--- Problem description ---
The lines beneath this instruction, from the first through the one containing "57500, 126000, 240000, 355000]", must be transcribed exactly; no other line belongs in the output.

[Start]

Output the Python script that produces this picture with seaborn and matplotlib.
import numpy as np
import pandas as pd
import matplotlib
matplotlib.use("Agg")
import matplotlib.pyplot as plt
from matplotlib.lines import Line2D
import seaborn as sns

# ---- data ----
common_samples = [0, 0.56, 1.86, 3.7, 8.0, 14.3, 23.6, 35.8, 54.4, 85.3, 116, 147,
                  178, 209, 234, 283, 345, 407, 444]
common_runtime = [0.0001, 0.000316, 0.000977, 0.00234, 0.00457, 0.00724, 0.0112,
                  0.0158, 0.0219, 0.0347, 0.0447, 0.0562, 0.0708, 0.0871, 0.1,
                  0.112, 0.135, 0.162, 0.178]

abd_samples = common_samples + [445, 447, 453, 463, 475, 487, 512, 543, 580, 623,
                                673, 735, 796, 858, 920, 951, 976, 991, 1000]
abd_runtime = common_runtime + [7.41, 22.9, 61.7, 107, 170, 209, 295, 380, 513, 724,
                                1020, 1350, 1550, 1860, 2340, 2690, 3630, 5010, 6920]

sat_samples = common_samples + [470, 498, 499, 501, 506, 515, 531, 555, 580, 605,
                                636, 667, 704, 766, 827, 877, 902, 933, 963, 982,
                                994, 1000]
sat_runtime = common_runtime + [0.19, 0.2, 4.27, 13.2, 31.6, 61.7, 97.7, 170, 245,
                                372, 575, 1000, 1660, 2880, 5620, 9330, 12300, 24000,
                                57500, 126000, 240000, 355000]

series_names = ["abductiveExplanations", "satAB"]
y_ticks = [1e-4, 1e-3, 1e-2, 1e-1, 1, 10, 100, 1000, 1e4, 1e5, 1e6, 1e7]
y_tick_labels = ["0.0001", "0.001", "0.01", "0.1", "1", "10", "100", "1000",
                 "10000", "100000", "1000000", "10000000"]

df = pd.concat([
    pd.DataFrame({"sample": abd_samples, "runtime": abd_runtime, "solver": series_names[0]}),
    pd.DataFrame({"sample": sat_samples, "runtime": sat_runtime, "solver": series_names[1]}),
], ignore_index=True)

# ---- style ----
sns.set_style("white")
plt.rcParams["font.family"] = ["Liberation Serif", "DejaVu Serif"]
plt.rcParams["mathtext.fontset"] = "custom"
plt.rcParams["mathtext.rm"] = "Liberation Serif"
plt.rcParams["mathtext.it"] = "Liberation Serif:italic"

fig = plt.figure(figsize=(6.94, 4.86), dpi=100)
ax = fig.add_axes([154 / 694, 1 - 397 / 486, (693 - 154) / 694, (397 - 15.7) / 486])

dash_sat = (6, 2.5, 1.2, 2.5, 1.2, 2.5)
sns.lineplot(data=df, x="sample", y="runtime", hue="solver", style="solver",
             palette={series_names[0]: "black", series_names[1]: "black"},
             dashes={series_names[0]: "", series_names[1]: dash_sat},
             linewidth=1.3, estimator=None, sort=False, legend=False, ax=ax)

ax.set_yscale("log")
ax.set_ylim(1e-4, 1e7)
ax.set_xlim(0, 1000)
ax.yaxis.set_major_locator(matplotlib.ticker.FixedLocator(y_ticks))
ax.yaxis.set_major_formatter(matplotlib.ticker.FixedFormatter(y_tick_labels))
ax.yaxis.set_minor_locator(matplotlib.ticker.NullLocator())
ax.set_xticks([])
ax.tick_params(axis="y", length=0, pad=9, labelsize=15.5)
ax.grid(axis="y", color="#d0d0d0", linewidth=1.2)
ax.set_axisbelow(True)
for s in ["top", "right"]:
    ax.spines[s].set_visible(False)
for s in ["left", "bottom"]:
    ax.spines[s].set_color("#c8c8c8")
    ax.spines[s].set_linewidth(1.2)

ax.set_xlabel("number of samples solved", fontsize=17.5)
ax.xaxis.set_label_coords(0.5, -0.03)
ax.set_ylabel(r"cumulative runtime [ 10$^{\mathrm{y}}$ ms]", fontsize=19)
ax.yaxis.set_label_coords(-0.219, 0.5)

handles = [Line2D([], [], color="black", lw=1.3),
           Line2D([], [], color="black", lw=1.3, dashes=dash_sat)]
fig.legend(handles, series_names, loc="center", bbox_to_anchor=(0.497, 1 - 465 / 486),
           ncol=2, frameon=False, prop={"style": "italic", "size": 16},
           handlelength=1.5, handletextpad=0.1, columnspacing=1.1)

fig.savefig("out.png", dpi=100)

[End]

--- Correct answer ---
Output the Python script that produces this picture with seaborn and matplotlib.
import numpy as np
import pandas as pd
import matplotlib
matplotlib.use("Agg")
import matplotlib.pyplot as plt
from matplotlib.lines import Line2D
import seaborn as sns

# ---- data ----
common_samples = [0, 0.56, 1.86, 3.7, 8.0, 14.3, 23.6, 35.8, 54.4, 85.3, 116, 147,
                  178, 209, 234, 283, 345, 407, 444]
common_runtime = [0.0001, 0.000316, 0.000977, 0.00234, 0.00457, 0.00724, 0.0112,
                  0.0158, 0.0219, 0.0347, 0.0447, 0.0562, 0.0708, 0.0871, 0.1,
                  0.112, 0.135, 0.162, 0.178]

abd_samples = common_samples + [445, 447, 453, 463, 475, 487, 512, 543, 580, 623,
                                673, 735, 796, 858, 920, 951, 976, 991, 1000]
abd_runtime = common_runtime + [7.41, 22.9, 61.7, 107, 170, 209, 295, 380, 513, 724,
                                1020, 1350, 1550, 1860, 2340, 2690, 3630, 5010, 6920]

sat_samples = common_samples + [470, 498, 499, 501, 506, 515, 531, 555, 580, 605,
                                636, 667, 704, 766, 827, 877, 902, 933, 963, 982,
                                994, 1000]
sat_runtime = common_runtime + [0.19, 0.2, 4.27, 13.2, 31.6, 61.7, 97.7, 170, 245,
                                372, 575, 1000, 1660, 2880, 5620, 9330, 12300, 24000,
                                57500, 126000, 240000, 355000]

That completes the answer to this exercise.